Pero, a fuerza de apretarla, la tuerca se pasa de rosca. Se llega un punto en el que la sensibilidad ciudadana no es capaz de encajar tantos tópicos y medias verdades. La población no es tonta. Existe un límite invulnerable del ethos social. Frontera que se pisa cuando se comienza a jugar con la dignidad de las personas y de los grupos sociales. A base de tirar por la calle de en medio, cualquiera puede gobernar media España. Pero la otra media se resiente. Parafraseando el viejo adagio democrático, se puede manipular a algunos durante cierto tiempo, pero no a casi todos durante casi todo el tiempo. Las alarmas saltan. Y entonces los encargados de pacificar al personal comienzan a hablar de crispación.
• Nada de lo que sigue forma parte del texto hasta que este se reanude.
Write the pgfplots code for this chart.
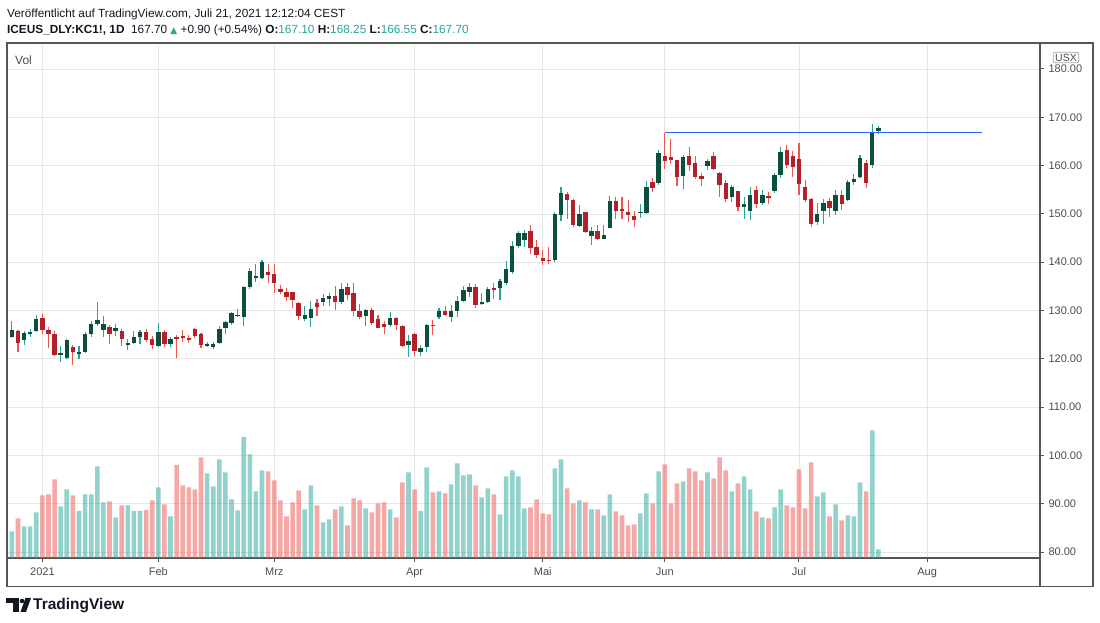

No es éste precisamente el problema de un país en el que ha dejado de ser verdad el verso del republicano e izquierdista Miguel Hernández: “Nunca medraron los bueyes en los páramos de España”.
Si alguien se tropieza conmigo durante la manifestación de esta tarde en Pamplona, que me aplique el polígrafo, y comprobará que mi nivel de crispación y de odio es cero absoluto. Encontrará, en cambio, muy alto el grado de admiración por el País Vasco y de respeto a la dignidad de Navarra. Si es un aparato fino, quizá detecte algunas décimas de desconfianza hacia quienes repiten que no harán lo que casi todos saben que ya están haciendo. Porque la confianza no se pide, la confianza se inspira.
En una democracia, la dignidad de las personas -de todas- es intocable. Y especialmente vulnerable y delicada es la dignidad de los que están en minoría, de los que carecen de poderosos medios de expresión, de quienes no se arriman a la torrentera del dinero y del poder. Navarra sólo tiene seiscientos mil habitantes. Pero cada uno de ellos, como dice el lema de los Infanzones de Obanos, forma parte de una estirpe libre y tan digna como la que más.
Alejandro Llano, publicado en La Gaceta de los Negocios, 17 de marzo 2007.
1 comentario:
Grandioso artículo. Y muy oportunamente traído. Gracias a ambos.